Have you decided where you will move your baby to and how it will work during the day and night? Have you prepared the nursery with all the essentials to ensure your baby is safe, comfortable, warm and nearby? A baby monitor can be a useful tool for reassurance and some even have a video option so that you can check on your baby without having to go in and disturb her.

Will your baby sleep in a cradle or a larger cot? Initially, it can help to use the same cot or sleeping environment (unless it was your own bed) which is moved into the nursery so that there are not too many changes all at once. If you are moving baby from sleeping with you in your bed where you had a co-sleeping arrangement, you may wish to first get your baby used to sleeping in the cot that he will use in his own nursery. You can do this by transitioning him first from your bed to the cot in your room. Once that move has been successful and you’re confident that you’re ready to move to the next step, you can move the cot to the nursery. This phased approach helps you and baby to adjust without having complete separation right away.

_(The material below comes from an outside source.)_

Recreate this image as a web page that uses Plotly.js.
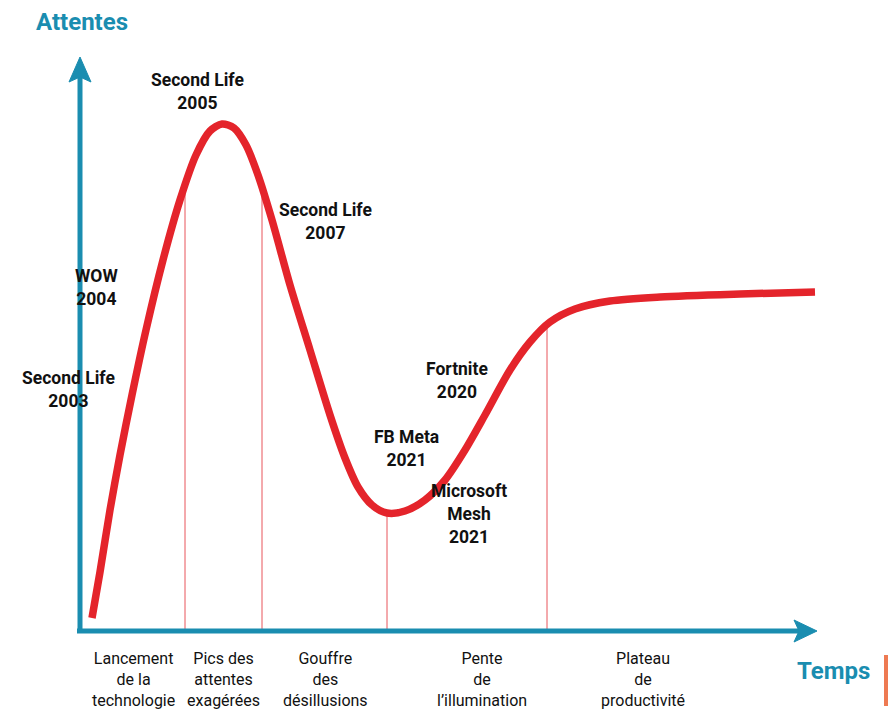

A word on baby monitors. Some parents find that baby monitors keep them awake more than necessary. Consider whether they are a good option for you or not. If your baby is nearby, you may decide to leave all doors open so that you can hear your baby. Alternatively, if space allows, some parents will move temporarily into the nursery, placing a spare bed in there so that they are nearby while baby gets used to the new environment.

If your baby is older, or is already into the toddler phase, the move can be more challenging. If your toddler has shared your bed since birth or moved to your bed at some point and it’s now become the norm, there are some steps you can take to address this issue.

You may wish to start with a mattress on your bedroom floor. This should be the mattress from the cot or bed that your toddler will use to sleep on when they’ve made the move to their own room. Role play can have a big impact at this stage. You can start by giving your little on cues about what is going to happen. Ask them to help you move the mattress into your room. Talk to them about what you’re doing, why you’re doing it and how exciting it will be for them to have their very own bed. You could even include some new bedding or a new bedtime teddy or comforter. A little clock and some new bedtime story books if your toddler would respond well to these items.

Timing is everything

The strategy you use to move your baby depends on their age. The first nap or sleep in the new bed should be done when your baby or toddler usually has their best most settled nap. It is also a good idea to keep the change simple and low key. There should not be any other major changes going on in the house. For example, if you’re having work done on your home or you’re moving, wait until things have settled down again and life is going on as normal. Too many changes can set you back before you’ve even started.

For some parents, the prospect of another baby on the way is the motivator for making the move. It would be almost impossible to accommodate the needs of two children in your bed or in your room without creating certain disruption. That said, you should start to talk to your baby or toddler about the move. Some will understand more than others, depending on age and if your baby is young then your soft soothing voice will help to keep them calm and secure.

The more you discuss the move, the more prepared you and your child will be when the time comes. A low key, soft approach is ideal. You could start a week or two before you actually make the move, discussing the move, making small subtle changes and suggestions about the changes ahead.

All babies and toddlers are unique

You know your baby best. If your baby or child seems more anxious than others, you know that the process may be longer and more drawn out, requiring a gentle approach that considers your child’s emotional well-being at all times. If your baby or toddler is easy going, they may welcome the change and require little in the way or settling in. For some parents who have a more laid back baby or toddler, the experience can affect them more than their child!

Regardless of your baby or child’s personality, the planning and phasing in stage is important. You want them to feel confident and secure when they’re moved so try not to show your own concerns or anxiety over the transition as they will quickly pick up on this and it will be a more challenging task for all.

The whole process can take weeks. It is not a quick fix scenario. As discussed, some babies will adjust more easily than others. Be prepared to put in a couple of weeks’ worth of work to settle your baby. They may get worse before things get better but in the end, if you’re gentle, consistent and prepared then it won’t be long before the whole process is behind you. It may feel daunting to consider the prospect of weeks of broken sleep, however in contrast, the idea of months or years ahead of poor sleep for all concerned will have a far greater impact on your quality of life versus the few weeks spent addressing the issue. Try to keep that in mind as you move forward.

Make a written plan

List every step you’re going to take. Talk to your partner and or supportive friends and family. Hash out any potential problems and how you’ll address them if the issues arise. Once you move your baby or toddler from your room to theirs, do so with a happy and confident approach. It won’t be long and you’ll all be sleeping soundly once again.